DAMASCO. Los dos Mercedes negros blindados vuelan por el centro de Damasco. Tras la decisión de los países del Golfo de retirar a sus enviados y después de tres días sin abandonar el hotel, los observadores de la Liga Árabe vuelven a la calle y empiezan con una larga reunión en la gobernación de Damasco. En las últimas veinticuatro horas la situación se ha deteriorado en los barrios del este de la capital y pretenden llegar a los puntos más calientes. “No queremos ir a Harasta porque nos van a disparar”, comentan los jóvenes soldados que escoltan a los enviados del organismo panárabe y que están al tanto de los funerales diarios que se celebran por miembros de las fuerzas de seguridad. Las autoridades informan de las dificultades para garantizar su seguridad, pero finalmente acceden y la caravana de observadores, militares, ‘shabiha’ (literalmente matones, pero cuyo sentido peyorativo ha desaparecido para los leales al régimen que se enorgullecen de pertenecer a este grupo) y periodistas pone rumbo a las afueras de la capital.
La primera parada es Arbin. Cientos de manifestantes protestan en el centro de una avenida cortada al tráfico. Cada día hay protestas en este barrio desde hace semanas, según los medios de la oposición que en las últimas 72 horas denuncian la muerte de 200 civiles en todo el país a manos de las fuerzas de seguridad. Desde un extremo el Ejército vigila sus movimientos y espera la llegada de los observadores para mostrar los cadáveres de “un civil y un militar con claros signos de tortura. Hace apenas dos horas un coche se acercó a este puesto control y los arrojó al suelo”, afirman los mandos ante las preguntas de los enviados del organismo panárabe que toman notas y hacen fotos. Los vehículos regresan por la misma ruta ya que el camino de salida está bloqueado por los manifestantes de la oposición. “¿Por qué no se acercan a escuchar las demandas de los manifestantes?”, preguntamos los periodistas antes de que los observadores, vestidos con sus inseparables chalecos de color naranja, vuelvan a sus Mercedes. No hay respuesta.

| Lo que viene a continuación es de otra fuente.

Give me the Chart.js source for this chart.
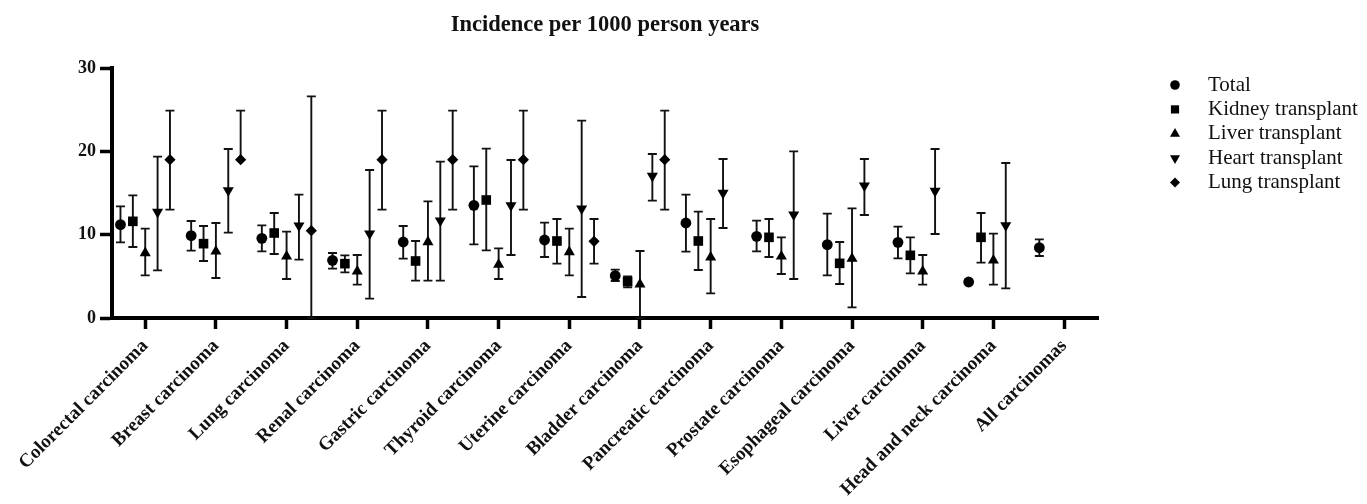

Shakib Katib es el director del Hospital de Policía situado en Harasta y da la bienvenida a los enviados de la Liga Árabe. “Llevo veinte años viviendo aquí, pero ahora no puedo ni ir a mi casa. Los puestos de control de los rebeldes, perdón, destructores, impiden el paso de cualquier vehículo oficial, no pueden pasar ni las ambulancias. La situación empeora día a día porque cada vez tienen mejores armas”, denuncia mientras sirven café y la presencia de periodistas empieza a cargar el ambiente en la sala. Jaffar Kibeidi, observador sudanés, sigue con atención los comentarios del doctor. Cuando este termina decide romper el silencio con la prensa impuesto por el director de la misión para aclarar los motivos por los que no dejan atrás la comitiva de seguridad del régimen y se acercan a escuchar a la otra parte del conflicto. “No se dan las condiciones de seguridad para hacerlo. Al principio sí lo hacíamos, pero ahora nos empujan, nos gritan… uno siente que su vida está en peligro. Así no podemos trabajar entre tanta furia”, lamenta antes de confesar que “el motivo por el que seguimos en Siria es la supervisión del proceso de amnistía de presos y la situación de los que siguen en la cárcel, en la calle estamos muy limitados porque el clima se ha deteriorado”. Son sus últimas palabras antes de seguir a un general del Ejército que invita a la delegación a salir al exterior para examinar cuatro vehículos que asegura fueron interceptados anoche a las fuerzas enemigas con explosivos y armamento en su interior. Bajo una foto colosal del presidente Bashar Al Assad que preside la fachada del hospital, los observadores abren los maleteros y examinan uno por uno los explosivos que más tarde los soldados colocan en el suelo.
La última parada del día es en el interior de Harasta. La caravana circula por calles desiertas en cuyas paredes se mezclan las pintadas a favor y en contra del régimen. Hay soldados en cada cruce mirando a las azoteas como queriendo distinguir la presencia de francotiradores. La delegación se detiene frente a un edificio de dos plantas en cuyo patio interior han encontrado un arsenal de los grupos armados opositores. Un puñado de Ak-47, munición, granadas, un chaleco naranja como el de los observadores, teléfonos y radios… “lo hemos localizado esta mañana, después de la operación militar”, afirman los mandos antes de dar la orden de volver al centro de Damasco, un oasis de tranquilidad cada vez más cercado por la violencia. Los pocos civiles que hay en la calle no quieren responder a las preguntas de la prensa. Sólo dicen que anoche hubo una gran operación del Ejército, que ahora está por todo el barrio. Ni una palabra más.